[STORED RECORDS]
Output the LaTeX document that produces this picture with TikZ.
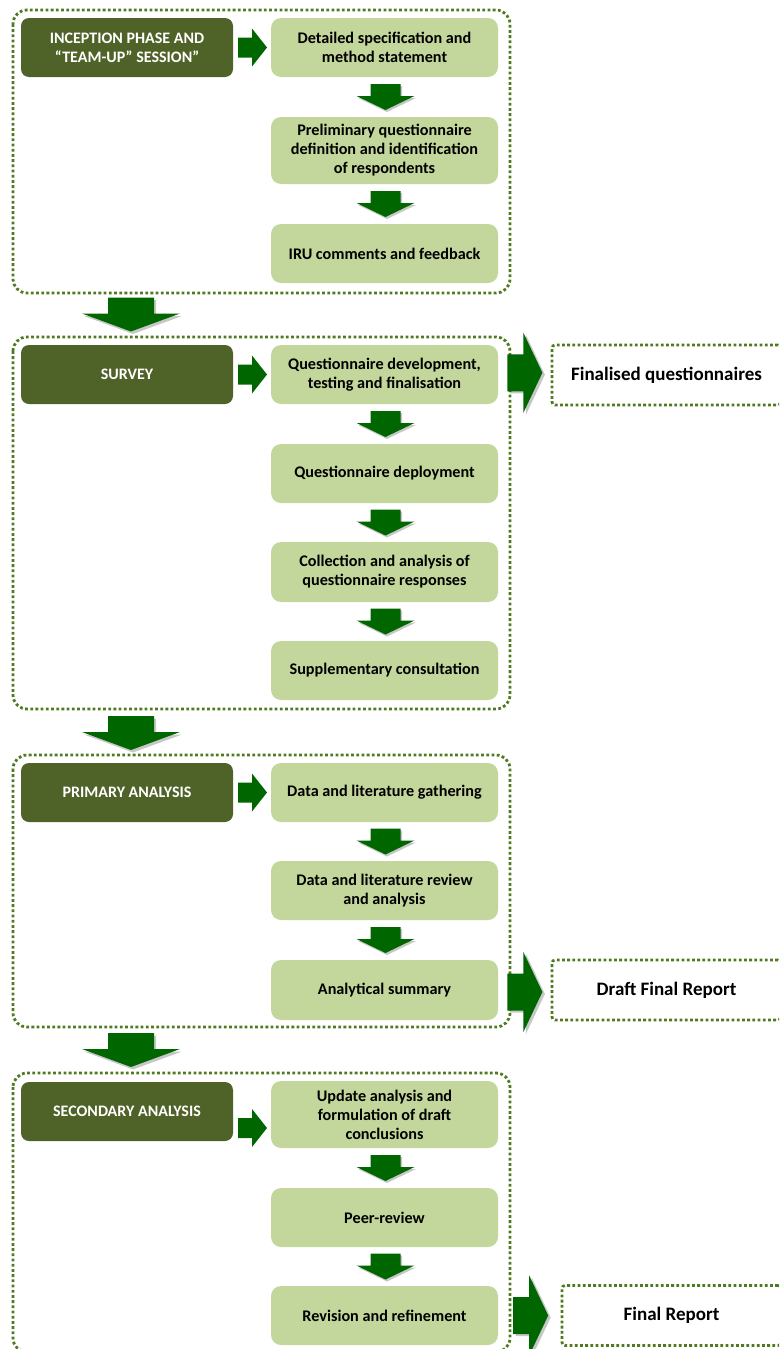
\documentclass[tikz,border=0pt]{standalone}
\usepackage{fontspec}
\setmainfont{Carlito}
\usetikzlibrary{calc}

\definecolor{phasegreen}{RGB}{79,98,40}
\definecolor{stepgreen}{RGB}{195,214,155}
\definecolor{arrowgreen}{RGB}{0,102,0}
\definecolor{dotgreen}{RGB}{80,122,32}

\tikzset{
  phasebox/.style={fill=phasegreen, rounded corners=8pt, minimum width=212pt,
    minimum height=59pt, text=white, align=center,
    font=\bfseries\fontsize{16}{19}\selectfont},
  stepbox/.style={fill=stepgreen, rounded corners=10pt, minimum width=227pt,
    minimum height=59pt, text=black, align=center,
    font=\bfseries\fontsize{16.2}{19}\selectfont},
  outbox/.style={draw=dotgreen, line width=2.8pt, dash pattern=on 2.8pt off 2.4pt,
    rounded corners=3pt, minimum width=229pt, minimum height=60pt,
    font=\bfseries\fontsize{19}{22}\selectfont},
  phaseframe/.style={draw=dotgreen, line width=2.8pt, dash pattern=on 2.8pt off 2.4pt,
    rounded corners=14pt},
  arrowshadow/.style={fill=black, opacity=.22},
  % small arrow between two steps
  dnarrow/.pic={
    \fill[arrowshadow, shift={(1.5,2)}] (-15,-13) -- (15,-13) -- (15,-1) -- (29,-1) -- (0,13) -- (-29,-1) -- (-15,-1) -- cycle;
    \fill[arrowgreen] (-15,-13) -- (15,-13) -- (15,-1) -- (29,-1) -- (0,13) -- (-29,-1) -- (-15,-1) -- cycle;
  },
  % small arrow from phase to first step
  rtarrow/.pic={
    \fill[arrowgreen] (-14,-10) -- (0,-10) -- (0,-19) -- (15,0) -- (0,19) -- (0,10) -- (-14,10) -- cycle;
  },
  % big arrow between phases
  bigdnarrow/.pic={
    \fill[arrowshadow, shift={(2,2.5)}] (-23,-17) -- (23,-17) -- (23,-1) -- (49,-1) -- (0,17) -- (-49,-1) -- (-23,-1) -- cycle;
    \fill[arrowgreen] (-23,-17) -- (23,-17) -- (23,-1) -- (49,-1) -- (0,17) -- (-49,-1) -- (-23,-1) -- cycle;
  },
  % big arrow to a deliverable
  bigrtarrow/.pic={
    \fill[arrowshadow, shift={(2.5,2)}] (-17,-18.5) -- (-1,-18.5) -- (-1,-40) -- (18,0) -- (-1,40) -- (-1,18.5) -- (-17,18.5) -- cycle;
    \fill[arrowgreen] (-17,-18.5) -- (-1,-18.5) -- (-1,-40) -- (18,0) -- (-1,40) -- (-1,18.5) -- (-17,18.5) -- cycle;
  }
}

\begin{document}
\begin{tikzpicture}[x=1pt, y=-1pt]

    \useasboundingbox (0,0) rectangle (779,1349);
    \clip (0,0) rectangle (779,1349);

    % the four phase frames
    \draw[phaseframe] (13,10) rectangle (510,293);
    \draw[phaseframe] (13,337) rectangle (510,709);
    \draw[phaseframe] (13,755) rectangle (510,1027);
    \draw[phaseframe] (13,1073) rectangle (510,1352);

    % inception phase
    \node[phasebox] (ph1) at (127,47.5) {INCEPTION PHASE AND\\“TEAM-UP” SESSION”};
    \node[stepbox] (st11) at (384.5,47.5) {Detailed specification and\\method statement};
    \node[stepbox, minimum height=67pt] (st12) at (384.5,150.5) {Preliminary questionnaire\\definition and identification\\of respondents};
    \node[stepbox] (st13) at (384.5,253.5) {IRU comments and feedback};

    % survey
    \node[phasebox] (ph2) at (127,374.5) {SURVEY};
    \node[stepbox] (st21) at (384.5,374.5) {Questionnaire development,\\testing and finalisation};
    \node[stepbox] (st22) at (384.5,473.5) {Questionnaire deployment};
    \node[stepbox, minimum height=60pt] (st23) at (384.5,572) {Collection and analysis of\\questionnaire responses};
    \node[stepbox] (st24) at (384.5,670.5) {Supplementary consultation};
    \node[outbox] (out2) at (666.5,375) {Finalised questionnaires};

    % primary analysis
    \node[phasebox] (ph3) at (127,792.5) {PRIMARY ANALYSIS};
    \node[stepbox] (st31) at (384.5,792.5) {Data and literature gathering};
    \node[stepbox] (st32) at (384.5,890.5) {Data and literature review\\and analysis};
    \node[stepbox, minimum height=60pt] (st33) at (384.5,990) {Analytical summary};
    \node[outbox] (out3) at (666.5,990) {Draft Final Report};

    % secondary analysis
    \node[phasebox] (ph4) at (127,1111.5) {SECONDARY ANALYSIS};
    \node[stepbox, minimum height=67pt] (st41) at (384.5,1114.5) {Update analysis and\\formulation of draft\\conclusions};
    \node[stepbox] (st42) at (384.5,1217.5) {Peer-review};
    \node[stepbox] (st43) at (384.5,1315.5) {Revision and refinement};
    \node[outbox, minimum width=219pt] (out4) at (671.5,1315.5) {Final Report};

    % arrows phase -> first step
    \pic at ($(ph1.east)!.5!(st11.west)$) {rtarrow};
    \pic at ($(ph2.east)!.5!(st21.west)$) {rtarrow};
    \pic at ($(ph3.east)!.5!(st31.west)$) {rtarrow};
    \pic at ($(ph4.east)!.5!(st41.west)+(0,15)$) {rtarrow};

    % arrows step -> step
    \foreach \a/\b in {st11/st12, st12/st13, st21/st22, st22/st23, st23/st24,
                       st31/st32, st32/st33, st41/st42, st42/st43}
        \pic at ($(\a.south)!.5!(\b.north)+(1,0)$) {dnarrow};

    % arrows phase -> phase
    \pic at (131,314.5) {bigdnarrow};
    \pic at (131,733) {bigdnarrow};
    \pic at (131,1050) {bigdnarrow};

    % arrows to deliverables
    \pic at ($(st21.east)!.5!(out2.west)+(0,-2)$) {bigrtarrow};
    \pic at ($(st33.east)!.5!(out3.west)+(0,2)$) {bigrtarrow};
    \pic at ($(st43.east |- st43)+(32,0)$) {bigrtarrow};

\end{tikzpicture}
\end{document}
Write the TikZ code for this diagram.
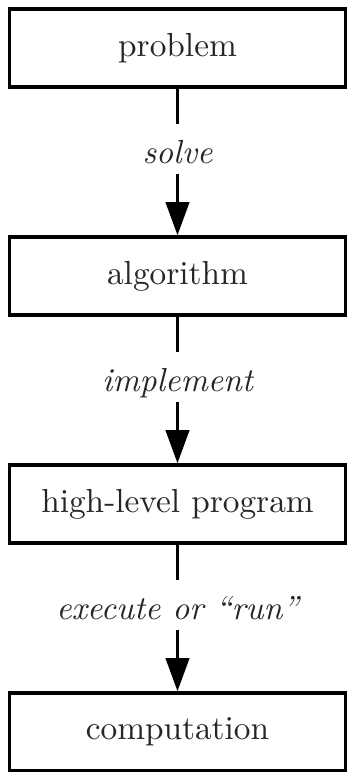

[TASK DETAILS] Return every line containing "this".

[ANSWER TO THE TASK]
Output the LaTeX document that produces this picture with TikZ.
Write the TikZ code for this diagram.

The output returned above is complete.